Il 2014 non è ancora finito, ma è già un anno segnato dalla fuga dei “gioielli di famiglia”.
Di eccellenze italiane non più italiane ce ne sono ormai molte, è dall’inizio della crisi che questo trend ha avuto inizio e non si è più fermato: dal 2008 al 2013 sono 437 le società italiane finite nelle mani di imprenditori stranieri; 2 miliardi di euro invece è il giro d’affari frutto delle acquisizioni fatte nel 2014. I fiori all’occhiello italiani si concentrano sicuramente nell’industria della moda e nell’agroalimentare, e sono proprio questi i settori che fanno più gola agli imprenditori stranieri e ne attirano i capitali.
Negli anni addietro il food italiano ha perso Buitoni, Perugina, Plasmon, Bertolli, Carapelli, Sasso, San Pellegrino, le birre Peroni, Moretti e Dreher e il settore moda Gucci, Sergio Rossi e anche Bottega Veneta.

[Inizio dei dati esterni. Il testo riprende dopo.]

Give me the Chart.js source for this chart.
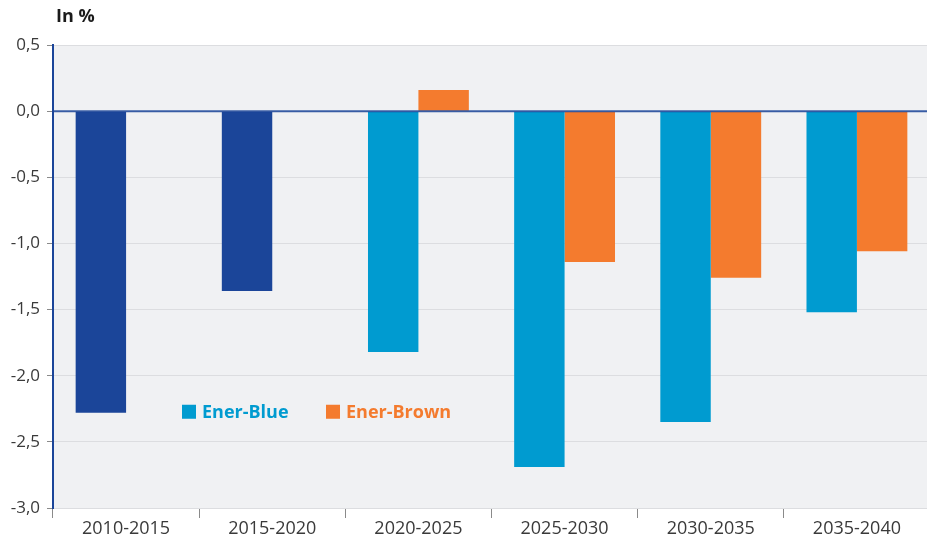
<!DOCTYPE html>
<html>
<head>
<meta charset="utf-8">
<script src="https://cdn.jsdelivr.net/npm/chart.js@4/dist/chart.umd.min.js"></script>
<style>
    html, body { margin: 0; padding: 0; background: #ffffff; overflow: hidden; }
    #clip { width: 927px; height: 538px; overflow: hidden; }
    #wrap { width: 930px; height: 538px; }
</style>
</head>
<body>
<div id="clip"><div id="wrap"><canvas id="chart"></canvas></div></div>
<script>
// Daten
const periods = ["2010-2015", "2015-2020", "2020-2025", "2025-2030", "2030-2035", "2035-2040"];
const blueValues = [-2.28, -1.36, -1.82, -2.69, -2.35, -1.52];
const brownValues = [null, null, 0.16, -1.14, -1.26, -1.06];
const seriesNames = ["Ener-Blue", "Ener-Brown"];
const yMin = -3.0;
const yMax = 0.5;
const yStep = 0.5;

const darkBlue = "#1b4599";
const lightBlue = "#009bd0";
const orange = "#f47b2e";
const fontFamily = "'Open Sans', sans-serif";

// history bars (first two) are dark blue
const blueColours = blueValues.map((v, i) => i < 2 ? darkBlue : lightBlue);

// Hintergrund der Zeichenfläche
const plotBackground = {
    id: "plotBackground",
    beforeDraw(chart) {
        const { ctx, chartArea } = chart;
        ctx.save();
        ctx.fillStyle = "#f0f1f3";
        ctx.fillRect(chartArea.left, chartArea.top, chartArea.right - chartArea.left, chartArea.bottom - chartArea.top);
        ctx.restore();
    }
};

// Nulllinie, Titel und Legende
const overlay = {
    id: "overlay",
    afterDatasetsDraw(chart) {
        const { ctx, chartArea, scales } = chart;
        const y0 = scales.y.getPixelForValue(0);
        ctx.save();
        ctx.strokeStyle = "rgba(27, 69, 153, 0.85)";
        ctx.lineWidth = 2;
        ctx.beginPath();
        ctx.moveTo(chartArea.left, y0);
        ctx.lineTo(chartArea.right, y0);
        ctx.stroke();

        ctx.fillStyle = "#1a1a1a";
        ctx.font = "bold 18px " + fontFamily;
        ctx.textBaseline = "middle";
        ctx.textAlign = "left";
        ctx.fillText("In %", chartArea.left + 3, 17);

        const ly = scales.y.getPixelForValue(-2.28) - 1;
        const items = [
            { name: seriesNames[0], colour: lightBlue, x: chartArea.left + 129 },
            { name: seriesNames[1], colour: orange, x: chartArea.left + 273 }
        ];
        ctx.font = "bold 18px " + fontFamily;
        items.forEach(item => {
            ctx.fillStyle = item.colour;
            ctx.fillRect(item.x, ly - 7, 14, 14);
            ctx.fillText(item.name, item.x + 20, ly + 1);
        });
        ctx.restore();
    }
};

new Chart(document.getElementById("chart"), {
    type: "bar",
    data: {
        labels: periods,
        datasets: [
            {
                label: seriesNames[0],
                data: blueValues,
                backgroundColor: blueColours,
                categoryPercentage: 0.69,
                barPercentage: 1.0
            },
            {
                label: seriesNames[1],
                data: brownValues,
                backgroundColor: orange,
                categoryPercentage: 0.69,
                barPercentage: 1.0
            }
        ]
    },
    options: {
        responsive: true,
        maintainAspectRatio: false,
        animation: false,
        layout: { padding: { top: 45, left: 0, right: 0, bottom: 0 } },
        plugins: {
            legend: { display: false },
            tooltip: { enabled: false },
            title: { display: false }
        },
        scales: {
            x: {
                grid: {
                    offset: true,
                    drawOnChartArea: false,
                    tickLength: 10,
                    tickColor: "#8a8a8a",
                    tickWidth: 1
                },
                border: { display: false },
                ticks: {
                    color: "#3a3a3a",
                    font: { family: fontFamily, size: 18 },
                    padding: 0,
                    maxRotation: 0
                },
                afterFit(scale) { scale.height = 30; }
            },
            y: {
                min: yMin,
                max: yMax,
                grid: {
                    color: "#dcdde0",
                    lineWidth: 1,
                    tickLength: 6,
                    tickColor: "#8a8a8a"
                },
                border: { display: true, color: darkBlue, width: 2 },
                ticks: {
                    stepSize: yStep,
                    color: "#3a3a3a",
                    font: { family: fontFamily, size: 17 },
                    padding: 7,
                    callback: v => v.toFixed(1).replace(".", ",")
                },
                afterFit(scale) { scale.width = 53; }
            }
        }
    },
    plugins: [plotBackground, overlay]
});
</script>
</body>
</html>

Nel 2011 la Fiorucci salumi è stata acquistata da una casa spagnola, l’Eridiana Italia Spa per il 49% da una società francese, la Gancia (storica produttrice di spumante) per il 70% da imprenditori russi; il colpo più grosso è sicuramente della società francese Lactasil che dopo essere già diventata proprietaria di Galbani, Invernizzi e Locatelli, ha portato a casa anche Parmalat.
Nel 2012 Aria, leader italiano nella produzione di pelati, è stata acquistata da una controllata giapponese di Mitsubishi, il marchio Star è diventato definitivamente spagnolo e la Ducati, come Lamborghini, è stata ceduta alla tedesca Audi. Nel 2013 la società Averna ha ceduto l’intero capitale dell’azienda piemontese Pernigotti ad un gruppo turco, il 25% della proprietà del riso Scotti è stato ceduto al colosso industriale spagnolo Ebro Food, un’azienda vitivinicola del Chianti è stata acquistata per intero da un imprenditore farmaceutico cinese. Lo storico marchio Valentino è oggi di proprietà di emirati del Qatar, insieme alla licenza Missoni; la Lvmh di Bernard Arnault ha acquistato Loro Piana (azienda operante nel settore dei beni di lusso) ed è diventata socio di maggioranza della pasticceria Confetteria Cova, dopo aver acquisito negli anni Bulgari, Fendi, Emilio Pucci e Acqua di Parma.
Giungiamo al 2014. L’anno si inaugura con la cessione di Krizia, Poltrone Frau Versace. A giugno l’antico Pastificio Lucio Garofalo è passato nelle mani degli spagnoli di Ebro Food, a luglio Indesit nelle mani di Whirlpool. Il 1 Agosto 2014 nasce Fiat Chrysler Automobiles (FCA), società con sede legale ad Amsterdam e fiscale a Londra, che unisce in un unico soggetto di diritto Fiat SpA e Chrysler Group LLC: finisce la storia tutta Made in Italy anche di una delle aziende che ha segnato il passato del Belpaese. Se chiedessimo all’italiano medio la prima azienda italiana che gli viene in mente, probabilmente ci risponderebbe una di queste.
È uno scenario drammatico, sintomo innanzitutto della crisi continua e crescente che da ormai sei anni attanaglia il nostro Paese, paralizza i consumi e piega il settore industriale. Ma è anche indice di una burocrazia che non stimola l’imprenditoria, anzi forse la rallenta: siamo un Paese dove chi vuole cominciare un’attività con grandi probabilità sceglie di andare all’estero, e chi è in difficoltà e deve decidere cosa fare, capire come andare avanti, probabilmente decide di chiudere e vendere, ovviamente a portafogli esteri. Siamo il Paese da cui si scappa: fuga di cervelli e di capitali.
Laddove i singoli non riescono più, è forse lo Stato che deve intervenire. L’idea è quella della creazione di un marchio “Made in Italy”, che protegga le eccellenze italiane, a tutti gli effetti ambasciatori nel mondo di quell’italianità che da est ad ovest ci invidiano.